Summary: AFR : Observed "1,96,81,301" ACTIVE locks in brick process statedump
Product: [Red Hat Storage] Red Hat Gluster Storage Reporter: spandura
Component: replicateAssignee: Bug Updates Notification Mailing List <rhs-bugs>
Status: CLOSED EOL QA Contact: storage-qa-internal <storage-qa-internal>
Severity: medium Docs Contact:
Priority: unspecified    
Version: 2.1CC: pkarampu, rhs-bugs, storage-qa-internal, vagarwal, vbellur
Target Milestone: ---   
Target Release: ---   
Hardware: Unspecified   
OS: Unspecified   
Whiteboard:
Fixed In Version: Doc Type: Bug Fix
Doc Text:
Story Points: ---
Clone Of: Environment:
Last Closed: 2015-12-03 17:13:30 UTC Type: Bug
Regression: --- Mount Type: ---
Documentation: --- CRM:
Verified Versions: Category: ---
oVirt Team: --- RHEL 7.3 requirements from Atomic Host:
Cloudforms Team: --- Target Upstream Version:
Embargoed:

Description spandura 2013-09-06 13:17:46 UTC
Description of problem:
========================
On a 1 x 2 replicate volume was running dd on a file from 4 gluster mount points. While running dd, one of the brick went offline and came back online. Once the self-heal is completed and dd is still in progress took statedump of the volume. 

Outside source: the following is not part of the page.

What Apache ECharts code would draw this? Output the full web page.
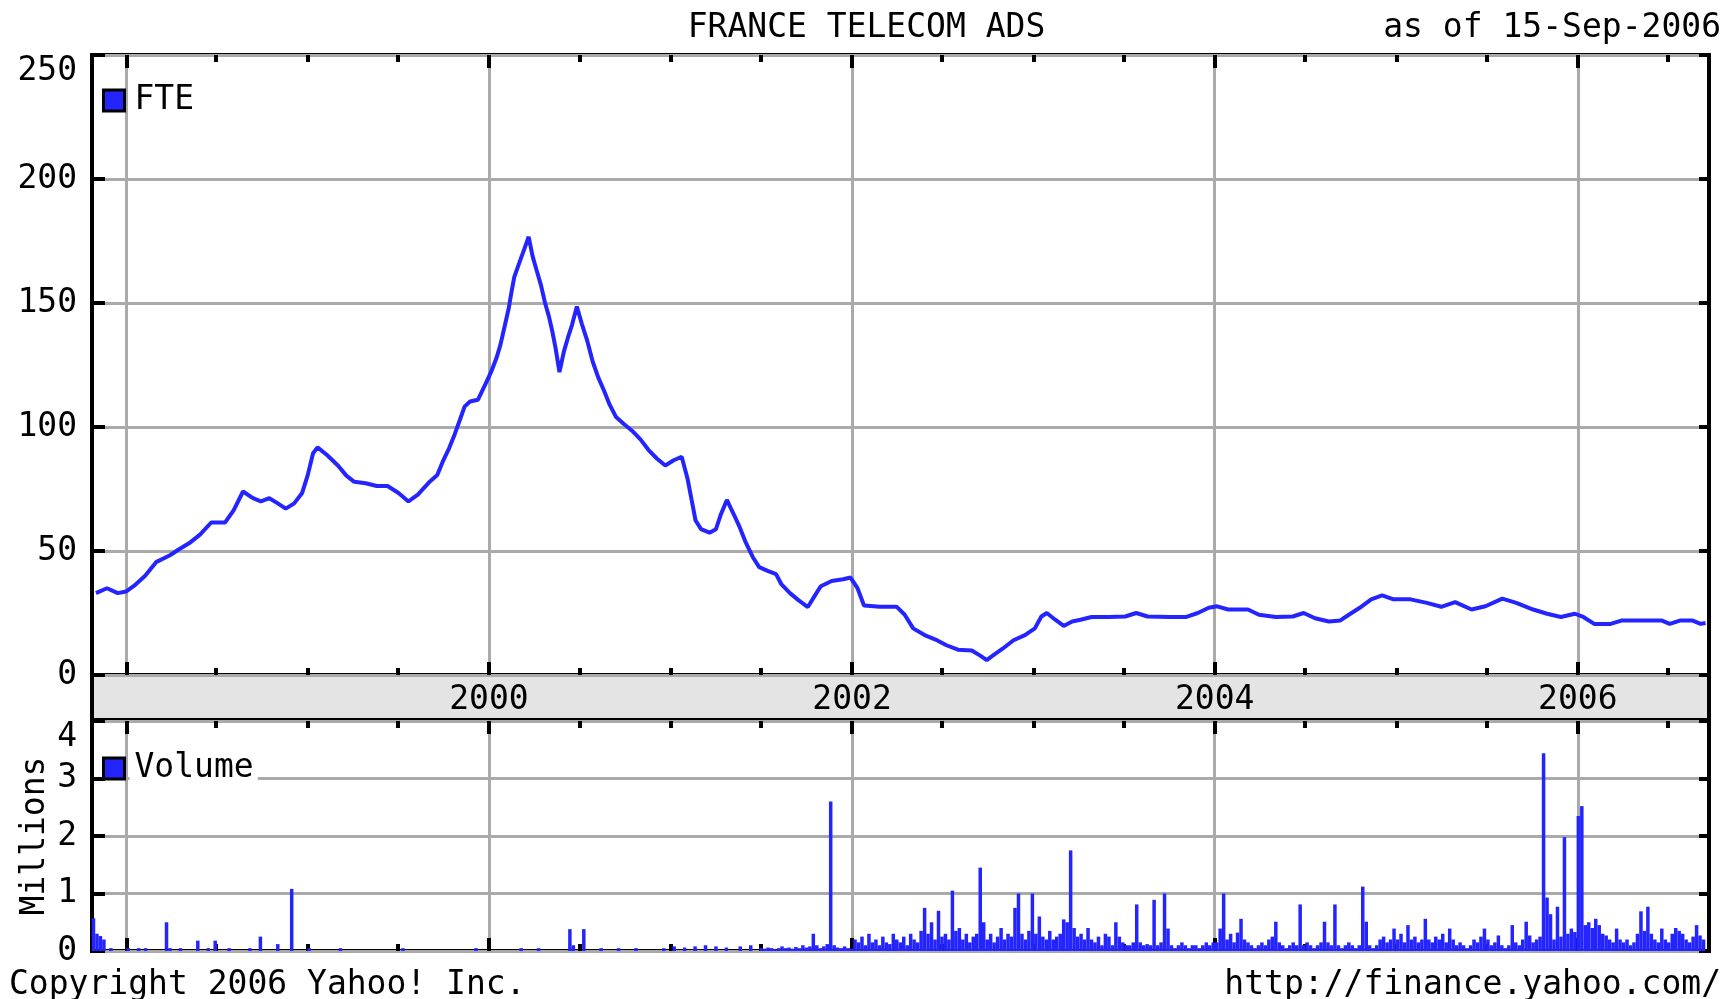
<!DOCTYPE html>
<html>
<head>
<meta charset="utf-8">
<title>FRANCE TELECOM ADS</title>
<script src="https://cdn.jsdelivr.net/npm/echarts@6/dist/echarts.min.js"></script>
<style>
  html, body { margin: 0; padding: 0; background: #fff; }
  #chart { width: 1733px; height: 999px; }
</style>
</head>
<body>
<div id="chart"></div>
<script>
// FTE weekly close
const priceDates = [
  '1997-11-01','1997-11-23','1997-12-15','1998-01-01','1998-01-17','1998-02-08','1998-03-02','1998-03-30',
  '1998-04-15','1998-05-08','1998-05-30','1998-06-21','1998-07-19','1998-08-05','1998-08-24','1998-09-13',
  '1998-09-29','1998-10-16','1998-11-02','1998-11-18','1998-12-05','1998-12-21','1999-01-01','1999-01-12',
  '1999-01-21','1999-02-09','1999-03-03','1999-03-20','1999-04-05','1999-04-28','1999-05-20','1999-06-11',
  '1999-07-03','1999-07-23','1999-08-11','1999-09-02','1999-09-19','1999-09-30','1999-10-13','1999-10-24',
  '1999-11-02','1999-11-13','1999-11-24','1999-12-10','1999-12-25','2000-01-05','2000-01-16','2000-01-24',
  '2000-02-01','2000-02-10','2000-02-15','2000-02-21','2000-03-03','2000-03-12','2000-03-21','2000-03-29',
  '2000-04-06','2000-04-15','2000-04-23','2000-05-01','2000-05-08','2000-05-14','2000-05-22','2000-05-31',
  '2000-06-08','2000-06-16','2000-06-26','2000-07-06','2000-07-17','2000-07-28','2000-08-08','2000-08-20',
  '2000-08-31','2000-09-13','2000-09-28','2000-10-15','2000-11-01','2000-11-17','2000-12-04','2000-12-21',
  '2001-01-07','2001-01-23','2001-02-04','2001-02-12','2001-02-20','2001-03-03','2001-03-20','2001-04-02',
  '2001-04-11','2001-04-24','2001-05-09','2001-05-20','2001-05-31','2001-06-15','2001-06-28','2001-07-15',
  '2001-08-01','2001-08-12','2001-08-29','2001-09-15','2001-10-04','2001-10-19','2001-10-30','2001-11-21',
  '2001-12-14','2001-12-29','2002-01-12','2002-01-25','2002-02-26','2002-04-01','2002-04-17','2002-05-04',
  '2002-05-27','2002-06-18','2002-07-10','2002-08-02','2002-08-30','2002-09-16','2002-09-29','2002-10-14',
  '2002-10-31','2002-11-22','2002-12-15','2003-01-04','2003-01-17','2003-01-28','2003-02-14','2003-03-03',
  '2003-03-20','2003-04-06','2003-04-28','2003-06-01','2003-07-05','2003-07-27','2003-08-19','2003-10-03',
  '2003-11-05','2003-11-28','2003-12-20','2004-01-06','2004-01-28','2004-03-08','2004-03-30','2004-05-03',
  '2004-06-06','2004-06-28','2004-07-21','2004-08-18','2004-09-10','2004-09-27','2004-10-19','2004-11-11',
  '2004-12-03','2004-12-26','2005-01-29','2005-03-03','2005-04-01','2005-04-29','2005-06-01','2005-06-29',
  '2005-08-02','2005-08-30','2005-10-03','2005-10-31','2005-11-28','2005-12-26','2006-01-12','2006-02-03',
  '2006-03-08','2006-03-31','2006-05-04','2006-06-18','2006-07-05','2006-07-27','2006-08-19','2006-09-05',
  '2006-09-15'
];
const priceValues = [
  33, 35, 33, 33.7, 36, 40, 45.5, 48.3,
  50.4, 53.2, 56.7, 61.5, 61.5, 66.4, 74, 71.3,
  70, 71.3, 69.2, 67.1, 69.2, 73.4, 80.4, 89.4,
  91.8, 88.7, 84.5, 80.4, 77.9, 77.3, 76.2, 76.2,
  73.4, 70, 72.7, 77.6, 80.6, 86, 91.5, 97,
  102, 108.2, 110.3, 111, 117.3, 122, 127.7, 133,
  140, 148, 154, 160.4, 166.7, 171.6, 176.7, 168.8,
  163.2, 157, 150, 144.4, 138.2, 132, 122.1, 130.5,
  136, 141, 148.6, 141.6, 134.7, 126.3, 120, 114.5,
  109, 104, 101.3, 98.5, 95, 90.8, 87.3, 84.5,
  86.6, 88, 79, 70.6, 62.3, 58.8, 57.4, 58.8,
  64.3, 70.6, 64.3, 59.5, 53.9, 47.6, 43.5, 42,
  40.7, 36.5, 33, 30.2, 27.4, 32.3, 35.8, 37.9,
  38.6, 39.3, 35, 28, 27.5, 27.5, 24.3, 18.8,
  16.1, 14.3, 12, 10.2, 9.9, 7.8, 6, 8.2,
  10.6, 14, 16.1, 18.8, 23.6, 25, 22.3, 19.8,
  21.6, 22.3, 23.4, 23.4, 23.6, 25, 23.6, 23.4,
  23.4, 25, 27.1, 27.7, 26.4, 26.4, 24.3, 23.4,
  23.6, 25, 22.9, 21.6, 22, 24.3, 27.1, 30.5,
  32.1, 30.5, 30.5, 29.1, 27.5, 29.4, 26.4, 27.7,
  30.8, 29.1, 26.4, 24.7, 23.4, 24.7, 23.4, 20.6,
  20.6, 22, 22, 22, 20.6, 22, 22, 20.6,
  21
];

// volume (millions): scattered early bars
const volDates = [
  '1997-10-27','1997-11-03','1997-11-10','1997-11-17','1997-12-01','1998-01-05','1998-01-26','1998-02-09',
  '1998-03-23','1998-03-30','1998-04-20','1998-05-25','1998-06-15','1998-06-29','1998-07-27','1998-09-07',
  '1998-09-28','1998-11-02','1998-11-30','1999-01-04','1999-03-08','1999-07-12','1999-12-06','2000-03-06',
  '2000-04-10','2000-06-12','2000-06-19','2000-07-10','2000-08-14','2000-09-18','2000-10-23','2000-12-18',
  '2001-01-08','2001-01-29','2001-02-19','2001-03-12','2001-04-02','2001-04-23','2001-05-21','2001-06-11'
];
const volValues = [
  0.57, 0.3, 0.26, 0.2, 0.05, 0.05, 0.05, 0.05,
  0.5, 0.05, 0.05, 0.18, 0.05, 0.18, 0.05, 0.05,
  0.25, 0.12, 1.08, 0.05, 0.05, 0.05, 0.05, 0.05,
  0.05, 0.38, 0.1, 0.38, 0.05, 0.05, 0.05, 0.05,
  0.08, 0.06, 0.08, 0.1, 0.08, 0.06, 0.08, 0.1
];

// volume (millions): one bar per week from volWeekStart
const volWeekStart = '2001-07-02';
const volWeekly = [
  // 2001 H2
  0.05,0.04,0.06,0.05,0.03,0.05,0.08,0.05,0.06,0.04,0.07,0.05,0.1,0.06,0.08,0.3,0.1,0.05,0.08,0.12,
  2.6,0.1,0.06,0.05,0.08,0.05,0.04,
  // 2002
  0.2,0.15,0.25,0.1,0.3,0.15,0.2,0.1,0.25,0.15,0.12,0.3,0.2,0.15,0.25,0.1,0.3,0.2,0.15,0.35,
  0.75,0.3,0.5,0.2,0.7,0.25,0.3,0.2,1.05,0.35,0.4,0.2,0.3,0.15,0.25,0.3,1.45,0.5,0.2,0.3,
  0.15,0.25,0.4,0.2,0.3,0.25,0.75,1.0,0.3,0.2,0.35,1.0,
  // 2003
  0.3,0.6,0.25,0.2,0.35,0.2,0.25,0.3,0.55,0.5,1.75,0.4,0.25,0.3,0.2,0.4,0.2,0.15,0.25,0.1,
  0.3,0.25,0.1,0.5,0.25,0.15,0.1,0.1,0.15,0.81,0.15,0.1,0.12,0.1,0.89,0.1,0.15,1.0,0.39,0.1,
  0.05,0.1,0.15,0.1,0.05,0.1,0.1,0.05,0.1,0.15,0.1,0.15,
  // 2004
  0.15,0.39,1.0,0.2,0.3,0.15,0.32,0.56,0.2,0.15,0.1,0.05,0.1,0.15,0.1,0.2,0.25,0.51,0.15,0.1,
  0.05,0.1,0.15,0.1,0.81,0.1,0.15,0.1,0.05,0.1,0.15,0.51,0.15,0.1,0.81,0.1,0.05,0.1,0.15,0.1,
  0.05,0.1,1.12,0.51,0.1,0.05,0.1,0.2,0.25,0.15,0.2,0.39,
  // 2005
  0.2,0.3,0.15,0.45,0.2,0.25,0.15,0.2,0.56,0.2,0.15,0.25,0.2,0.3,0.15,0.39,0.2,0.1,0.15,0.1,
  0.05,0.1,0.2,0.15,0.25,0.39,0.2,0.1,0.15,0.27,0.1,0.05,0.1,0.45,0.15,0.1,0.2,0.51,0.27,0.15,
  0.2,0.25,3.44,0.93,0.64,0.2,0.77,0.25,1.98,0.3,0.39,0.33,
  // 2006
  2.35,2.52,0.45,0.5,0.4,0.56,0.45,0.3,0.27,0.2,0.15,0.39,0.2,0.15,0.2,0.1,0.15,0.3,0.69,0.35,
  0.77,0.3,0.2,0.15,0.39,0.2,0.15,0.3,0.4,0.35,0.3,0.2,0.15,0.25,0.45,0.27,0.2
];

const yearGridTicks = ['1998-01-01','2000-01-01','2002-01-01','2004-01-01','2006-01-01'];
const halfYearTicks = [
  '1998-01-01','1998-07-01','1999-01-01','1999-07-01','2000-01-01','2000-07-01','2001-01-01','2001-07-01',
  '2002-01-01','2002-07-01','2003-01-01','2003-07-01','2004-01-01','2004-07-01','2005-01-01','2005-07-01',
  '2006-01-01','2006-07-01'
];
const yearLabels = ['2000-01-01','2002-01-01','2004-01-01','2006-01-01'];
const xStart = '1997-10-24';
const xEnd = '2006-09-22';

const FONT = 'DejaVu Sans Mono';
const BLUE = '#2424ff';
const GRID_GRAY = '#aaaaaa';

// dates -> timestamps, the x axes are plain value axes in ms
function day(s) {
  const p = s.split('-').map(Number);
  return new Date(p[0], p[1] - 1, p[2]).getTime();
}

const priceData = priceDates.map((t, i) => [day(t), priceValues[i]]);
const volData = volDates.map((t, i) => [day(t), volValues[i]]);
const w0 = day(volWeekStart);
volWeekly.forEach((v, i) => {
  const dt = new Date(w0);
  dt.setDate(dt.getDate() + 7 * i);
  volData.push([dt.getTime(), v]);
});

function dateAxis(grid, position, ticks, len, showGrid) {
  return {
    type: 'value', gridIndex: grid, position: position,
    min: day(xStart), max: day(xEnd),
    axisLine: {show: false},
    axisTick: {show: true, inside: true, length: len, customValues: ticks.map(day),
      lineStyle: {color: '#000', width: 4}},
    axisLabel: {show: false},
    splitLine: {show: !!showGrid, lineStyle: {color: GRID_GRAY, width: 3}}
  };
}

const labelStyle = {color: '#000', fontFamily: FONT, fontSize: 33};
const tickStyle = {color: '#000', width: 4};
const titleStyle = Object.assign({fontWeight: 'normal'}, labelStyle);

const chart = echarts.init(document.getElementById('chart'), null, {renderer: 'canvas'});

chart.setOption({
  animation: false,
  backgroundColor: '#fff',
  title: [
    {text: 'FRANCE TELECOM ADS', left: 'center', top: 12, padding: 0, textStyle: titleStyle},
    {text: 'as of 15-Sep-2006', right: 12, top: 12, padding: 0, textStyle: titleStyle},
    {text: 'Copyright 2006 Yahoo! Inc.', left: 9, top: 969, padding: 0, textStyle: titleStyle},
    {text: 'http://finance.yahoo.com/', right: 12, top: 969, padding: 0, textStyle: titleStyle}
  ],
  legend: [
    {data: ['FTE'], left: 102, top: 84, padding: 0, icon: 'rect', itemWidth: 21, itemHeight: 21,
      selectedMode: false, itemStyle: {borderColor: '#000', borderWidth: 3},
      textStyle: Object.assign({backgroundColor: '#fff', padding: [0, 4, 0, 5]}, labelStyle)},
    {data: ['Volume'], left: 102, top: 752, padding: 0, icon: 'rect', itemWidth: 21, itemHeight: 21,
      selectedMode: false, itemStyle: {borderColor: '#000', borderWidth: 3},
      textStyle: Object.assign({backgroundColor: '#fff', padding: [0, 4, 0, 5]}, labelStyle)}
  ],
  grid: [
    {left: 92, right: 24, top: 55, height: 620, show: true, borderColor: '#000', borderWidth: 4},
    {left: 92, right: 24, top: 675, height: 45, show: true, backgroundColor: '#e4e4e4',
      borderColor: '#000', borderWidth: 4},
    {left: 92, right: 24, top: 721, height: 230, show: true, borderColor: '#000', borderWidth: 4}
  ],
  xAxis: [
    dateAxis(0, 'bottom', yearGridTicks, 13, true),
    dateAxis(0, 'bottom', halfYearTicks, 7),
    dateAxis(0, 'top', yearGridTicks, 13),
    dateAxis(0, 'top', halfYearTicks, 7),
    {
      type: 'value', gridIndex: 1, position: 'bottom', z: 5,
      min: day(xStart), max: day(xEnd),
      axisLine: {show: false}, axisTick: {show: false}, splitLine: {show: false},
      axisLabel: Object.assign({show: true, inside: true, margin: 3,
        customValues: yearLabels.map(day),
        formatter: v => String(new Date(v).getFullYear())}, labelStyle)
    },
    dateAxis(2, 'bottom', yearGridTicks, 13, true),
    dateAxis(2, 'bottom', halfYearTicks, 7),
    dateAxis(2, 'top', yearGridTicks, 13),
    dateAxis(2, 'top', halfYearTicks, 7)
  ],
  yAxis: [
    {type: 'value', gridIndex: 0, position: 'left', min: 0, max: 250, interval: 50,
      axisLine: {show: false},
      axisTick: {show: true, inside: true, length: 13, lineStyle: tickStyle},
      axisLabel: Object.assign({margin: 15, verticalAlignMaxLabel: 'top'}, labelStyle),
      splitLine: {show: true, lineStyle: {color: GRID_GRAY, width: 3}}},
    {type: 'value', gridIndex: 0, position: 'right', min: 0, max: 250, interval: 50,
      axisLine: {show: false},
      axisTick: {show: true, inside: true, length: 10, lineStyle: tickStyle},
      axisLabel: {show: false}, splitLine: {show: false}},
    {type: 'value', gridIndex: 1, show: false, min: 0, max: 1},
    {type: 'value', gridIndex: 2, position: 'left', min: 0, max: 4, interval: 1,
      name: 'Millions', nameLocation: 'middle', nameRotate: 90, nameGap: 40,
      nameMoveOverlap: false,
      nameTextStyle: labelStyle,
      axisLine: {show: false},
      axisTick: {show: true, inside: true, length: 13, lineStyle: tickStyle},
      axisLabel: Object.assign({margin: 15, verticalAlignMaxLabel: 'top'}, labelStyle),
      splitLine: {show: true, lineStyle: {color: GRID_GRAY, width: 3}}},
    {type: 'value', gridIndex: 2, position: 'right', min: 0, max: 4, interval: 1,
      axisLine: {show: false},
      axisTick: {show: true, inside: true, length: 10, lineStyle: tickStyle},
      axisLabel: {show: false}, splitLine: {show: false}}
  ],
  series: [
    {
      name: 'FTE', type: 'line', xAxisIndex: 0, yAxisIndex: 0,
      data: priceData, showSymbol: false, color: BLUE,
      lineStyle: {width: 4, color: BLUE}, z: 3
    },
    {
      name: 'Volume', type: 'bar', xAxisIndex: 5, yAxisIndex: 3,
      data: volData, barWidth: 3.5, color: BLUE,
      itemStyle: {color: BLUE}
    }
  ]
});

window.addEventListener('resize', () => chart.resize());
</script>
</body>
</html>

Observed "1,96,81,301" ACTIVE locks. 

Is this behavior acceptable? 

Version-Release number of selected component (if applicable):
================================================================
glusterfs 3.4.0.31rhs built on Sep  5 2013 08:23:16

How reproducible:
===================
Executed the case only once. 

Steps to Reproduce:
====================
1. Create a replicate volume ( 1 x 2 ). Start the volume 
root@fan [Sep-06-2013-13:08:00] >gluster v info
 
Volume Name: vol_dis_1_rep_2
Type: Replicate
Volume ID: f5c43519-b5eb-4138-8219-723c064af71c
Status: Started
Number of Bricks: 1 x 2 = 2
Transport-type: tcp
Bricks:
Brick1: fan.lab.eng.blr.redhat.com:/rhs/bricks/vol_dis_1_rep_2_b0
Brick2: mia.lab.eng.blr.redhat.com:/rhs/bricks/vol_dis_1_rep_2_b1
Options Reconfigured:
cluster.self-heal-daemon: on
performance.write-behind: on
performance.stat-prefetch: off
server.allow-insecure: on

2. Create 4 fuse mounts. 

3. Start dd on a file from all the mounts: " dd if=/dev/urandom of=./test_file1 bs=1K count=20480000" 

4. While dd is in progress bring down a brick offline. 

5. After some time while dd is still in progress bring back the brick online {gluster volume start <volume_name> force}

6. Once the self-heal completes (check mount logs for successful completion) took statedump of the volume. 

Actual results:
=================
[root@rhsqe-repo locks_in_transit]# grep "ACTIVE" rhs-bricks-vol_dis_1_rep_2_b0.29411.dump.1378469030 | wc -l 
"19681301"

Expected results:
====================
TBD

Additional info:
=================
Statedumps: http://rhsqe-repo.lab.eng.blr.redhat.com/bugs_necessary_info/locks_in_transit/


root@fan [Sep-06-2013-13:15:06] >gluster v status
Status of volume: vol_dis_1_rep_2
Gluster process						Port	Online	Pid
------------------------------------------------------------------------------
Brick fan.lab.eng.blr.redhat.com:/rhs/bricks/vol_dis_1_
rep_2_b0						49152	Y	29411
Brick mia.lab.eng.blr.redhat.com:/rhs/bricks/vol_dis_1_
rep_2_b1						49152	Y	3625
NFS Server on localhost					2049	Y	2996
Self-heal Daemon on localhost				N/A	Y	3006
NFS Server on mia.lab.eng.blr.redhat.com		2049	Y	3637
Self-heal Daemon on mia.lab.eng.blr.redhat.com		N/A	Y	3645
 
There are no active volume tasks

Comment 3 Vivek Agarwal 2015-12-03 17:13:30 UTC
Thank you for submitting this issue for consideration in Red Hat Gluster Storage. The release for which you requested us to review, is now End of Life. Please See https://access.redhat.com/support/policy/updates/rhs/

If you can reproduce this bug against a currently maintained version of Red Hat Gluster Storage, please feel free to file a new report against the current release.